Its fair to say that it’s like in The Gambia, where the “public broadcaster” GRTS engages in the same discrimination against the opposition, as it ignores with impunity the constitutional requirement to give access to and to carry divergent views, including dissenting opinion.
As for the Senegalese state, and as highlighted in recent global rights indexes, all that is happening in the West African state increases the blots in the not-so-impressive governance record of the present government.
In fact, the prosecution and imprisonment of persons on politically-motivated charges has increased exponentially in Senegal in the past decade, even though Senegal continues to maintain that it is a paragon of democracy in Africa.
Indeed, the attitude and actions of the governing elite in our two states are contrary the stated expectations of their patrons in the West who opposed vehemently M’bow’s work which they claim would hinder the activities of journalists working in the “free press”.
Yet they are not being sanctioned and required, for example, to display the mandatory identity tag as “state-owned media”, which the West now requires of Chinese media such as Xinhua news agency and Russia’s RT.
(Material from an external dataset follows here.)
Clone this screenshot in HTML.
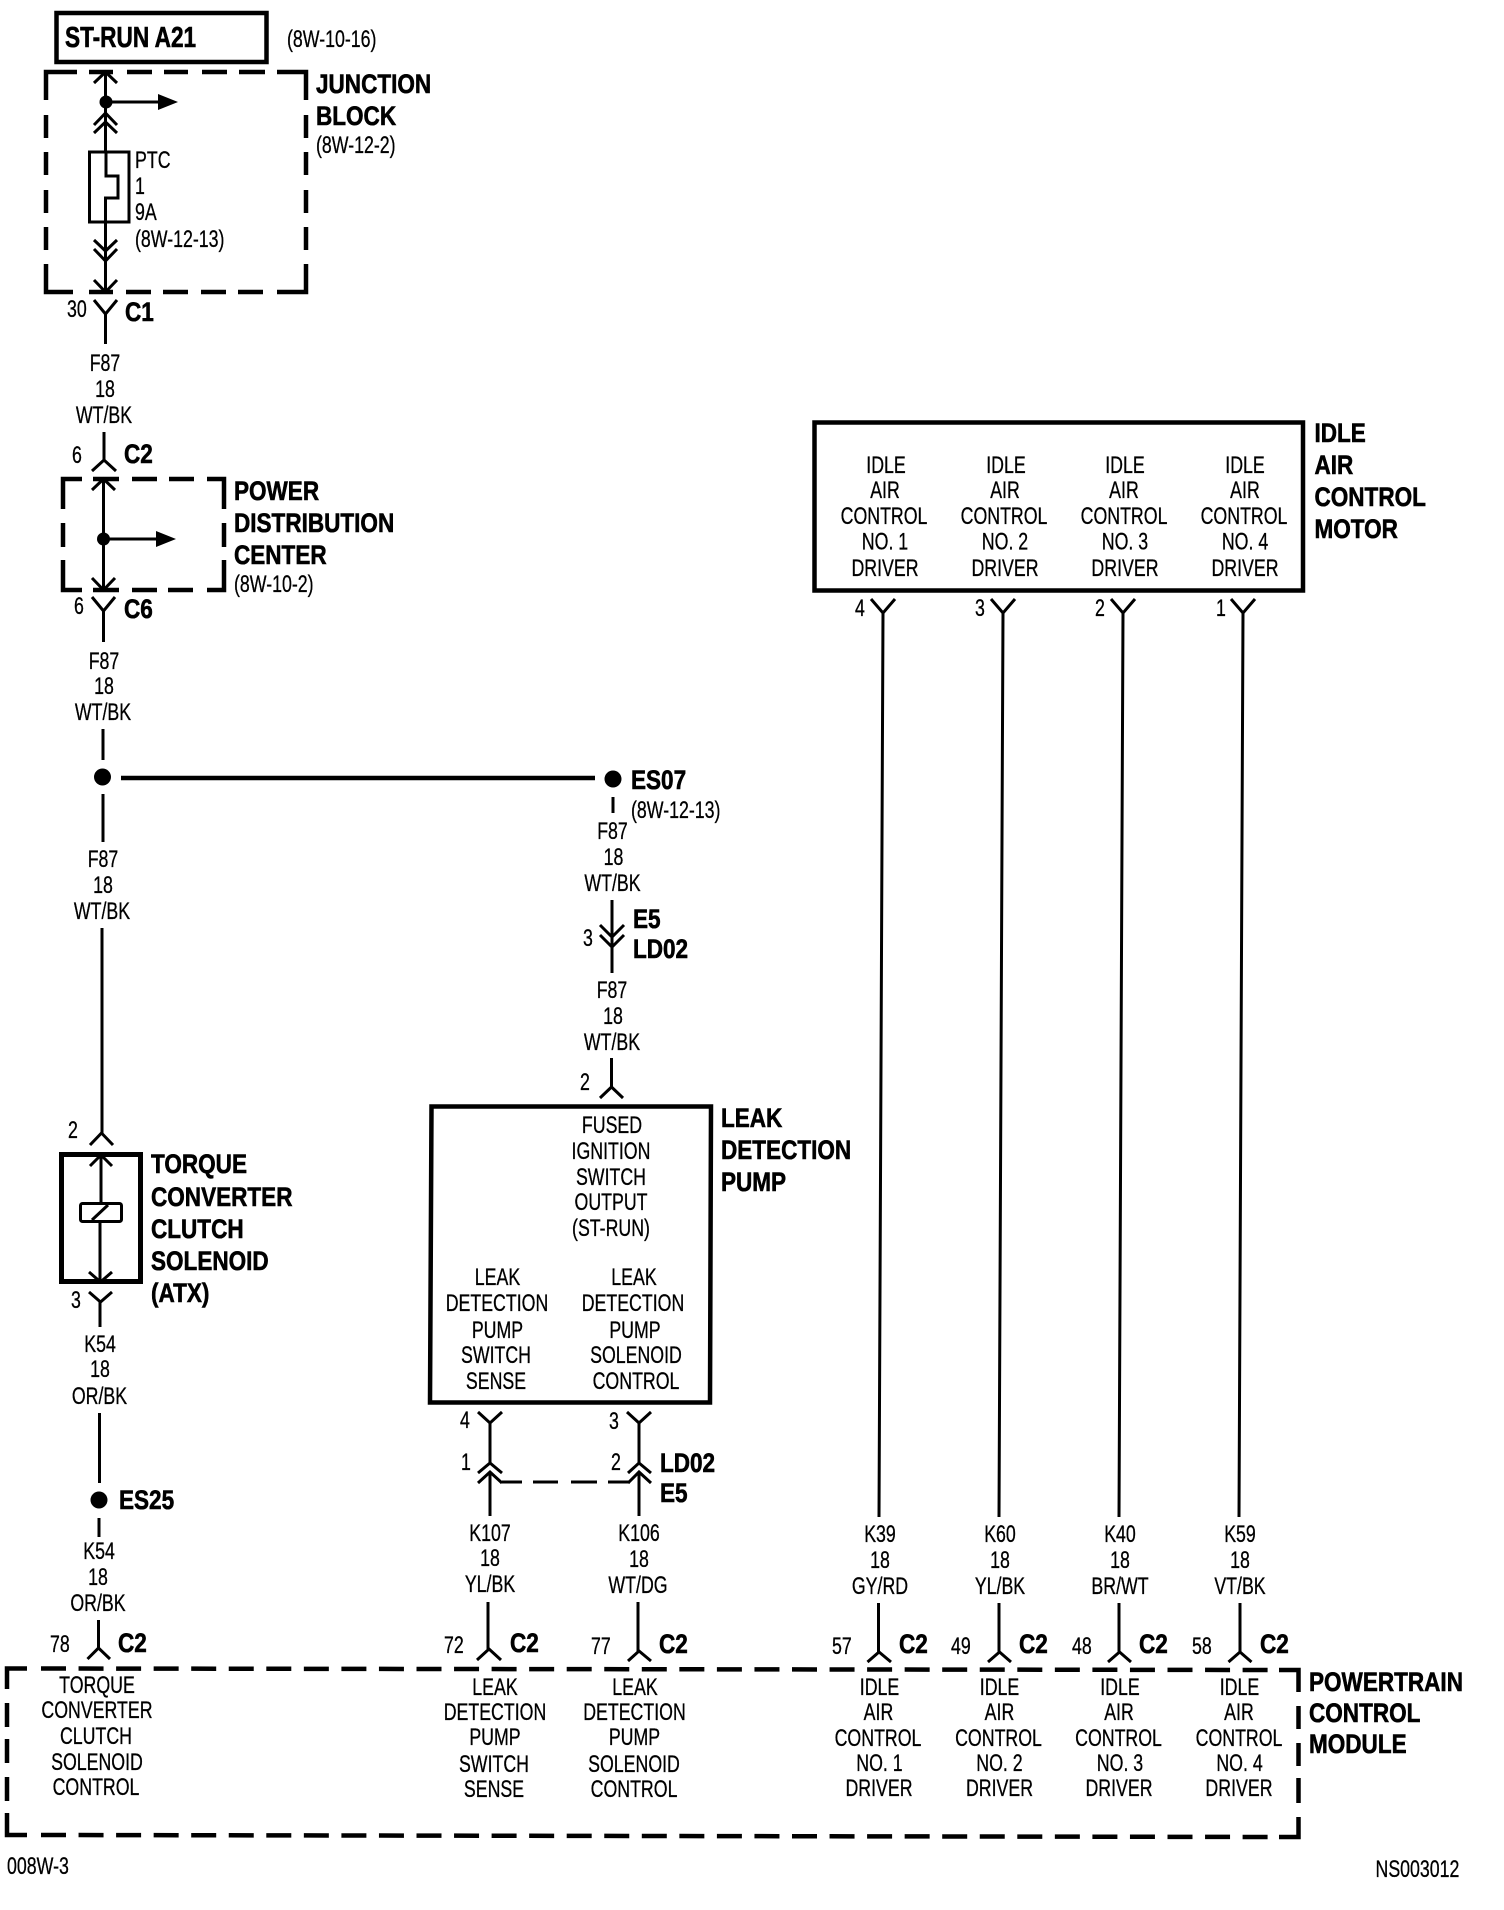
<!DOCTYPE html>
<html>
<head>
<meta charset="utf-8">
<title>Wiring diagram</title>
<style>
html,body{margin:0;padding:0;background:#fff}
svg{display:block}
text{fill:#000;font-family:"Liberation Sans",sans-serif}
.c,.l{font-size:24px;transform-box:fill-box;transform:scaleX(.74);stroke:#000;stroke-width:.3px}
.c{text-anchor:middle;transform-origin:center}
.l{text-anchor:start;transform-origin:left center}
.b{font-size:27px;font-weight:bold;text-anchor:start;transform-box:fill-box;transform-origin:left center;transform:scaleX(.835);stroke:#000;stroke-width:.6px}
.s{font-size:29px;font-weight:bold;text-anchor:start;transform-box:fill-box;transform-origin:left center;transform:scaleX(.78);stroke:#000;stroke-width:.6px}
.w{fill:none;stroke:#000;stroke-width:3}
.h{fill:none;stroke:#000;stroke-width:4.5}
</style>
</head>
<body>
<svg width="1504" height="1910" viewBox="0 0 1504 1910" xmlns="http://www.w3.org/2000/svg">
<rect width="1504" height="1910" fill="#fff"/>

<!-- ST-RUN -->
<rect x="56.5" y="13" width="210" height="49" class="h"/>
<text x="65" y="47" class="s">ST-RUN A21</text>
<text x="287" y="47" class="l">(8W-10-16)</text>

<!-- Junction block -->
<path class="h" d="M77 72H46V100M46 115V138M46 152V175M46 190V213M46 227V250M46 264V292H73M89 292H113M126 292H151M163 292H188M201 292H226M238 292H263M277 292H306V264M306 250V227M306 213V190M306 175V152M306 138V115M306 100V72H277M265 72H239M227 72H202M188 72H164M152 72H127M113 72H89"/>
<path class="w" d="M105.500 72V152M94 83L105.500 72L117 83M94 125L105.500 113L117 125M94 133L105.500 122L117 133"/>
<circle cx="106" cy="102" r="6.500"/>
<path class="w" d="M106 102H160"/>
<path d="M158 94L178 102L158 110Z"/>
<path class="w" d="M89.500 152H129V222H89.500ZM106 152V176H118V198H105.500V290"/>
<path class="w" d="M94 240L105.500 251L117 240M94 249L105.500 261L117 249M94 280L105.500 292L117 280M94 300L105.500 314L117 300M105.500 314V344"/>
<text x="135" y="168" class="l">PTC</text>
<text x="135" y="194" class="l">1</text>
<text x="135" y="220" class="l">9A</text>
<text x="135" y="247" class="l">(8W-12-13)</text>
<text x="316" y="93" class="b">JUNCTION</text>
<text x="316" y="125" class="b">BLOCK</text>
<text x="316" y="153" class="l">(8W-12-2)</text>
<text x="67" y="317" class="l">30</text>
<text x="125" y="321" class="b">C1</text>
<text x="105" y="371" class="c">F87</text>
<text x="105" y="397" class="c">18</text>
<text x="104" y="423" class="c">WT/BK</text>

<!-- C2 / PDC -->
<path class="w" d="M104 432V460M92 471L104 460L116 471"/>
<text x="72" y="463" class="l">6</text>
<text x="124" y="463" class="b">C2</text>
<path class="h" d="M82 479H63V509M63 523V547M63 560V590H82M93 590H119M132 590H157M168 590H193M207 590H224V560M224 547V523M224 509V479H207M194 479H169M157 479H132M119 479H93"/>
<path class="w" d="M103.500 479V590M92 490L103.500 479L115 490M92 578L103.500 590L115 578"/>
<circle cx="103.500" cy="539" r="6.500"/>
<path class="w" d="M104 539H158"/>
<path d="M156 531L176 539L156 547Z"/>
<text x="234" y="500" class="b">POWER</text>
<text x="234" y="532" class="b">DISTRIBUTION</text>
<text x="234" y="564" class="b">CENTER</text>
<text x="234" y="592" class="l">(8W-10-2)</text>
<path class="w" d="M92 597L103.500 611L115 597M103.500 611V642"/>
<text x="74" y="614" class="l">6</text>
<text x="124" y="618" class="b">C6</text>
<text x="104" y="669" class="c">F87</text>
<text x="104" y="694" class="c">18</text>
<text x="103" y="720" class="c">WT/BK</text>
<path class="w" d="M103 729V760"/>
<circle cx="102.500" cy="777" r="8.500"/>
<path class="h" d="M121 778H595"/>
<circle cx="613" cy="779" r="8.500"/>
<path class="w" d="M103 794V842M102 928V1133M90 1145L101.500 1133L113 1145"/>
<text x="103" y="867" class="c">F87</text>
<text x="103" y="893" class="c">18</text>
<text x="102" y="919" class="c">WT/BK</text>

<!-- Torque converter -->
<text x="68" y="1138" class="l">2</text>
<rect x="61.500" y="1154.500" width="79" height="127" fill="none" stroke="#000" stroke-width="5"/>
<path class="w" d="M90 1166L101 1155L112 1166M101 1155V1203M100 1222V1282M89 1272L100.500 1282L112 1272"/>
<rect x="80.500" y="1203.500" width="41" height="18" rx="2" fill="none" stroke="#000" stroke-width="3"/>
<path class="w" d="M92 1220L108 1205"/>
<text x="151" y="1173" class="b">TORQUE</text>
<text x="151" y="1206" class="b">CONVERTER</text>
<text x="151" y="1238" class="b">CLUTCH</text>
<text x="151" y="1270" class="b">SOLENOID</text>
<text x="151" y="1302" class="b">(ATX)</text>
<text x="71" y="1308" class="l">3</text>
<path class="w" d="M89 1292L100.500 1302L112 1292M100 1302V1327"/>
<text x="100" y="1352" class="c">K54</text>
<text x="100" y="1377" class="c">18</text>
<text x="99.500" y="1404" class="c">OR/BK</text>
<path class="w" d="M99.500 1413V1483"/>
<circle cx="99" cy="1500" r="8.500"/>
<text x="119" y="1509" class="b">ES25</text>
<path class="w" d="M99 1518V1537"/>
<text x="99" y="1559" class="c">K54</text>
<text x="98" y="1585" class="c">18</text>
<text x="98" y="1611" class="c">OR/BK</text>
<path class="w" d="M98.500 1620V1648M87.500 1659L98.500 1648L110 1659"/>
<text x="50" y="1652" class="l">78</text>
<text x="118" y="1652" class="b">C2</text>

<!-- ES07 branch -->
<text x="631" y="789" class="b">ES07</text>
<path class="w" d="M613 797V813"/>
<text x="631" y="818" class="l">(8W-12-13)</text>
<text x="612.500" y="839" class="c">F87</text>
<text x="613.500" y="865" class="c">18</text>
<text x="612.500" y="891" class="c">WT/BK</text>
<path class="w" d="M612 900V947M600 925L612 937L624 925M600 935L612 947L624 935M612 947V973"/>
<text x="583" y="946" class="l">3</text>
<text x="633" y="928" class="b">E5</text>
<text x="633" y="958" class="b">LD02</text>
<text x="612" y="998" class="c">F87</text>
<text x="613" y="1024" class="c">18</text>
<text x="612" y="1050" class="c">WT/BK</text>
<path class="w" d="M611.500 1058V1087M600 1098L611.500 1087L623 1098"/>
<text x="580" y="1090" class="l">2</text>

<!-- Leak detection pump -->
<path class="h" d="M431.500 1106.500H711L710 1402.500H430Z"/>
<text x="612" y="1133" class="c">FUSED</text>
<text x="611" y="1159" class="c">IGNITION</text>
<text x="611" y="1185" class="c">SWITCH</text>
<text x="611" y="1210" class="c">OUTPUT</text>
<text x="611" y="1236" class="c">(ST-RUN)</text>
<text x="497.500" y="1285" class="c">LEAK</text>
<text x="497" y="1311" class="c">DETECTION</text>
<text x="497.500" y="1338" class="c">PUMP</text>
<text x="496" y="1363" class="c">SWITCH</text>
<text x="496" y="1389" class="c">SENSE</text>
<text x="634" y="1285" class="c">LEAK</text>
<text x="633" y="1311" class="c">DETECTION</text>
<text x="635" y="1338" class="c">PUMP</text>
<text x="636" y="1363" class="c">SOLENOID</text>
<text x="636" y="1389" class="c">CONTROL</text>
<text x="721" y="1127" class="b">LEAK</text>
<text x="721" y="1159" class="b">DETECTION</text>
<text x="721" y="1191" class="b">PUMP</text>
<text x="460" y="1428" class="l">4</text>
<text x="609" y="1429" class="l">3</text>
<path class="w" d="M478 1412L490 1423L502 1412M490 1423V1463M478 1473L490 1463L502 1473M478 1483L490 1472L502 1483M490 1472V1516"/>
<path class="w" d="M627 1412L639 1423L651 1412M639 1423V1463M628 1473L639 1463L651 1473M628 1483L639 1472L651 1483M639 1472V1516"/>
<path class="w" d="M502 1482H522M533 1482H558M571 1482H597M608 1482H630"/>
<text x="461" y="1470" class="l">1</text>
<text x="611" y="1470" class="l">2</text>
<text x="660" y="1472" class="b">LD02</text>
<text x="660" y="1502" class="b">E5</text>
<text x="490" y="1541" class="c">K107</text>
<text x="490" y="1566" class="c">18</text>
<text x="490" y="1592" class="c">YL/BK</text>
<text x="639" y="1541" class="c">K106</text>
<text x="639" y="1567" class="c">18</text>
<text x="638" y="1593" class="c">WT/DG</text>
<path class="w" d="M488 1602V1649M477 1660L489 1649L501 1660M638 1602V1651M628 1661L639 1651L651 1661"/>
<text x="444" y="1653" class="l">72</text>
<text x="510" y="1652" class="b">C2</text>
<text x="591" y="1654" class="l">77</text>
<text x="659" y="1653" class="b">C2</text>

<!-- Idle air control motor -->
<rect x="814.500" y="422.500" width="488.500" height="168" class="h"/>
<g>
<text x="886" y="473" class="c">IDLE</text><text x="885" y="498" class="c">AIR</text><text x="884" y="524" class="c">CONTROL</text><text x="885" y="549.500" class="c">NO. 1</text><text x="885" y="576" class="c">DRIVER</text>
<text x="1006" y="473" class="c">IDLE</text><text x="1005" y="498" class="c">AIR</text><text x="1004" y="524" class="c">CONTROL</text><text x="1005" y="549.500" class="c">NO. 2</text><text x="1005" y="576" class="c">DRIVER</text>
<text x="1125" y="473" class="c">IDLE</text><text x="1124" y="498" class="c">AIR</text><text x="1124" y="524" class="c">CONTROL</text><text x="1125" y="549.500" class="c">NO. 3</text><text x="1125" y="576" class="c">DRIVER</text>
<text x="1245" y="473" class="c">IDLE</text><text x="1245" y="498" class="c">AIR</text><text x="1244" y="524" class="c">CONTROL</text><text x="1245" y="549.500" class="c">NO. 4</text><text x="1245" y="576" class="c">DRIVER</text>
</g>
<text x="1314.500" y="442" class="b">IDLE</text>
<text x="1314.500" y="474" class="b">AIR</text>
<text x="1314.500" y="506" class="b">CONTROL</text>
<text x="1314.500" y="538" class="b">MOTOR</text>
<text x="855" y="616" class="l">4</text>
<text x="975" y="616" class="l">3</text>
<text x="1095" y="616" class="l">2</text>
<text x="1216" y="616" class="l">1</text>
<path class="w" d="M871 599L883 613L895 599M883 613L879 1517M991 599L1003 613L1015 599M1003 613L999 1517M1111 599L1123 613L1135 599M1123 613L1119 1517M1231 599L1243 613L1255 599M1243 613L1239 1517"/>
<text x="880" y="1542" class="c">K39</text><text x="880" y="1568" class="c">18</text><text x="880" y="1594" class="c">GY/RD</text>
<text x="1000" y="1542" class="c">K60</text><text x="1000" y="1568" class="c">18</text><text x="1000" y="1594" class="c">YL/BK</text>
<text x="1120" y="1542" class="c">K40</text><text x="1120" y="1568" class="c">18</text><text x="1120" y="1594" class="c">BR/WT</text>
<text x="1240" y="1542" class="c">K59</text><text x="1240" y="1568" class="c">18</text><text x="1240" y="1594" class="c">VT/BK</text>
<path class="w" d="M878.500 1603V1652M867.500 1662L879 1652L891 1662M999 1603V1652M988 1662L999.500 1652L1011 1662M1119 1603V1652M1108 1662L1119.500 1652L1131 1662M1240 1603V1652M1228.500 1662L1240 1652L1251.500 1662"/>
<text x="832" y="1654" class="l">57</text><text x="899" y="1653" class="b">C2</text>
<text x="951" y="1654" class="l">49</text><text x="1019" y="1653" class="b">C2</text>
<text x="1072" y="1654" class="l">48</text><text x="1139" y="1653" class="b">C2</text>
<text x="1192" y="1654" class="l">58</text><text x="1260" y="1653" class="b">C2</text>

<!-- PCM dashed -->
<path class="h" d="M27 1668.500H7V1689M7 1703V1727M7 1739V1763M7 1777V1801M7 1813V1835H27"/>
<path class="h" d="M41 1668.500L1279 1670" stroke-dasharray="25 12.550"/>
<path class="h" d="M41 1835L1279 1837" stroke-dasharray="25 12.550"/>
<path class="h" d="M1279 1670H1298.500V1692M1298.500 1706V1729M1298.500 1743V1766M1298.500 1778V1803M1298.500 1817V1837H1279"/>
<text x="97" y="1693" class="c">TORQUE</text>
<text x="97" y="1718" class="c">CONVERTER</text>
<text x="96" y="1744" class="c">CLUTCH</text>
<text x="97" y="1770" class="c">SOLENOID</text>
<text x="96" y="1795" class="c">CONTROL</text>
<text x="495" y="1695" class="c">LEAK</text>
<text x="495" y="1720" class="c">DETECTION</text>
<text x="495" y="1745" class="c">PUMP</text>
<text x="494" y="1772" class="c">SWITCH</text>
<text x="494" y="1797" class="c">SENSE</text>
<text x="635" y="1695" class="c">LEAK</text>
<text x="634.500" y="1720" class="c">DETECTION</text>
<text x="634.500" y="1745" class="c">PUMP</text>
<text x="634" y="1772" class="c">SOLENOID</text>
<text x="634" y="1797" class="c">CONTROL</text>
<text x="879.500" y="1695" class="c">IDLE</text><text x="878.500" y="1720" class="c">AIR</text><text x="878" y="1746" class="c">CONTROL</text><text x="879.500" y="1771" class="c">NO. 1</text><text x="879" y="1796" class="c">DRIVER</text>
<text x="999.500" y="1695" class="c">IDLE</text><text x="999.500" y="1720" class="c">AIR</text><text x="998.500" y="1746" class="c">CONTROL</text><text x="999.500" y="1771" class="c">NO. 2</text><text x="999.500" y="1796" class="c">DRIVER</text>
<text x="1120" y="1695" class="c">IDLE</text><text x="1119" y="1720" class="c">AIR</text><text x="1118.500" y="1746" class="c">CONTROL</text><text x="1120" y="1771" class="c">NO. 3</text><text x="1119" y="1796" class="c">DRIVER</text>
<text x="1239.500" y="1695" class="c">IDLE</text><text x="1239" y="1720" class="c">AIR</text><text x="1239" y="1746" class="c">CONTROL</text><text x="1239.500" y="1771" class="c">NO. 4</text><text x="1239" y="1796" class="c">DRIVER</text>
<text x="1309" y="1691" class="b">POWERTRAIN</text>
<text x="1309" y="1722" class="b">CONTROL</text>
<text x="1309" y="1753" class="b">MODULE</text>
<text x="7" y="1874" class="l">008W-3</text>
<text x="1375.500" y="1877" class="l">NS003012</text>
</svg>
</body>
</html>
But that they are not building on M’bow’s legacy is simply because the policy-makers, media managers and editors in Senegal and Gambia deliberately ignore finding inspiration in M’bow’s good work toward the achievement of a new world information and communication order.
Instead, today media in both countries, public and private, are willing purveyors of information designed to brainwash their people by feeding them with the propaganda cloaked as news, spewed out daily by transnational news media such as the BBC, DW, and France 24 among others.
However, that these powerful agenda-setting media in the West are aided and abetted by the owners and staff of media in Senegambia and elsewhere in Africa is made possible due to the absence of meaningful national communication policies.
Such communication policies must be in place, and be designed to guide policy-makers, media practitioners, and all communication activities in today’s society.
And, the necessity to highlight and to address this reality – as recommended in the Macbride Report – is more pressing now than ever before!